The Knowledge Domain

Earning the AWS Certified Solutions Architect – Associate, which focuses on building and designing scalable systems on AWS, will allow you to progress to earning AWS Certified Solutions Architect – Professional. Earning either the AWS Certified Developer – Associate, which focuses on programming using APIs and SDKs, or AWS Certified SysOps Administrator – Associate, which focuses on architecture, including security and networking, will allow you to advance to AWS Certified DevOps Engineer – Professional.

While many developers progress through the ranking to earn the Professional degrees, an Associate degree will also help you achieve your career goals.

For software developers (such as myself), the AWS Certified Developer - Associate is a good place to start. For the related test, you need to choose a particular language and platform, which can prove tricky. For example, my main work area these days is node.js, which isn’t as popular as, say, Java.

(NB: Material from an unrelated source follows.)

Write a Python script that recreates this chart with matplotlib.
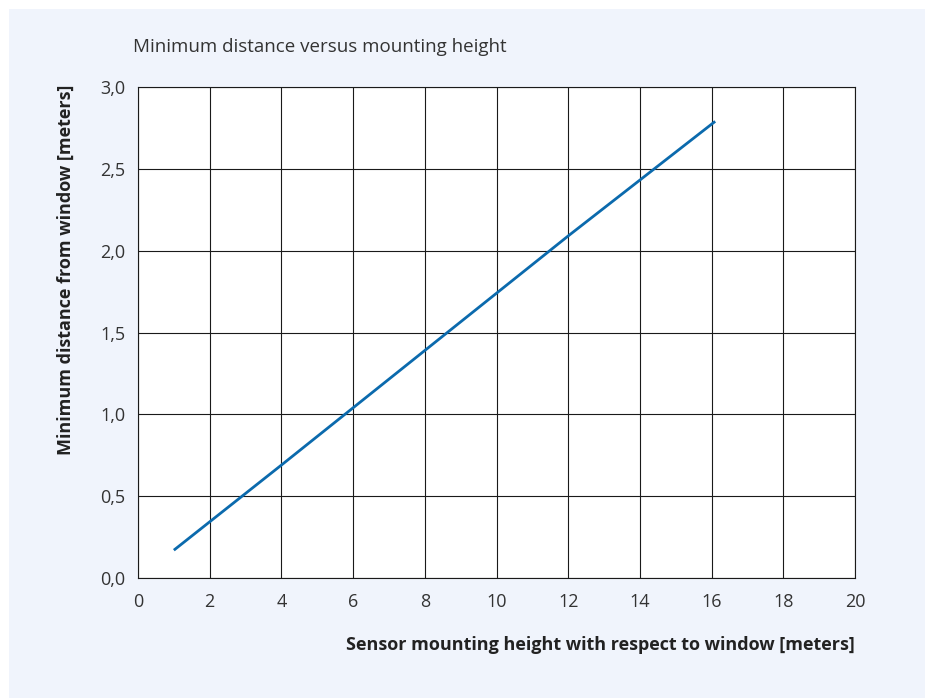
import matplotlib.pyplot as plt
from matplotlib.patches import Rectangle

# sensor mounting height [m] and minimum distance [m]
hauteur = [1, 4, 8, 12, 16.1]
distance = [0.17, 0.69, 1.39, 2.09, 2.79]

x_ticks = list(range(0, 21, 2))
y_ticks = [0.0, 0.5, 1.0, 1.5, 2.0, 2.5, 3.0]
y_labels = ['0,0', '0,5', '1,0', '1,5', '2,0', '2,5', '3,0']

plt.rcParams['font.family'] = ['Open Sans', 'DejaVu Sans']

fig = plt.figure(figsize=(9.32, 6.98), dpi=100)
W, H = 932, 698
fond = Rectangle((9 / W, 0), 916 / W, 689 / H, transform=fig.transFigure,
                 facecolor='#f0f4fc', edgecolor='none', zorder=-1)
fig.add_artist(fond)

ax = fig.add_axes([138 / W, 1 - 578 / H, 717 / W, 491 / H])
ax.set_zorder(2)
ax.set_facecolor('white')
ax.plot(hauteur, distance, color='#0b6aad', linewidth=2, solid_capstyle='butt', zorder=3)

ax.set_xlim(0, 20)
ax.set_ylim(0, 3)
ax.set_xticks(x_ticks)
ax.set_yticks(y_ticks)
ax.set_yticklabels(y_labels)
ax.grid(True, color='#1a1a1a', linewidth=0.8)
for s in ax.spines.values():
    s.set_color('#1a1a1a')
    s.set_linewidth(0.8)
ax.tick_params(length=0, labelsize=13, colors='#333333')
ax.tick_params(axis='x', pad=11)
ax.tick_params(axis='y', pad=9)

fig.text(133 / W, 1 - 47 / H, 'Minimum distance versus mounting height',
         fontsize=13.5, color='#333333', va='center', ha='left')
fig.text(66 / W, 1 - 270 / H, 'Minimum distance from window [meters]',
         fontsize=13, fontweight='bold', color='#222222', rotation=90, va='center', ha='center')
fig.text(855 / W, 1 - 645 / H, 'Sensor mounting height with respect to window [meters]',
         fontsize=13, fontweight='bold', color='#222222', va='center', ha='right')

fig.savefig('out.png', dpi=100, facecolor='white')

If I want to land clients via my extensive, certified AWS knowledge, I will likely find more who are looking for tech pros with Java expertise rather than node.js. Furthermore, there are a lot more AWS-specific tools available to Java developers, such as AWS plugins for Eclipse. But if you’re comfortable working with a lesser-used language, that’s certainly your prerogative.

The Test Itself

Remember that the test questions are only a sampling of what you need to know to be certified. Yes, in theory you might be able to fumble your way through the exam and pass while only knowing what’s on the test and little more, but that’s unlikely.

In other words, don’t study for only the exam itself. Take a look at the sample questions on the AWS Website to get some idea of how they're constructed, but don’t even take the sample test until you’re ready for the exam; you don’t want to prepare solely based on the sample test.

Even though the test for Certified Developer – Associate focuses on software development, the reality is that devops permeates cloud programming; you need to know more than just software development. For example, you should know how to upload files programmatically to S3, which requires knowing how to use the SDK and set up the correct credentials in your API calls (which in turn means understanding the security model used by AWS).

You also need to know things long considered the domain of the system administrators. For example, you need to know how data uploaded to S3 is replicated and may or may not be immediately available in different regions. You also need to know how AWS can scale an application, essentially creating multiple copies of a server, thereby sharing the workload. And you need to understand the importance of putting servers in different geographical regions in case there's an outage in one region.

Adding regions comes with an increase in cost; by running more servers, you're paying more money, and that starts to touch on the accounting aspects of your enterprise, into the economics of hardware.

You also need to know a good bit about Linux system administration, such as how services are run; while the test itself might not ask much about this, you will certainly find yourself logging into the servers and running various Linux commands for controlling services and even Docker containers and mounting drives. Again, this is outside of the data structures and algorithms aspect of programming. But you need to be well-versed and well-rounded: employers and clients want experts, not people who managed to survive their way through a single test.


Earning AWS certifications isn’t easy, but it will be worth it in the end. Study the documentation as much as you can, and learn topics you don’t regularly use at work.

Notice that I haven’t mentioned taking courses. Many of these classes are pricey, and some aren’t long enough to cover everything you truly know to become adept with AWS. If you want to truly prepare (and get the necessary experience), dig in and play around with AWS yourself.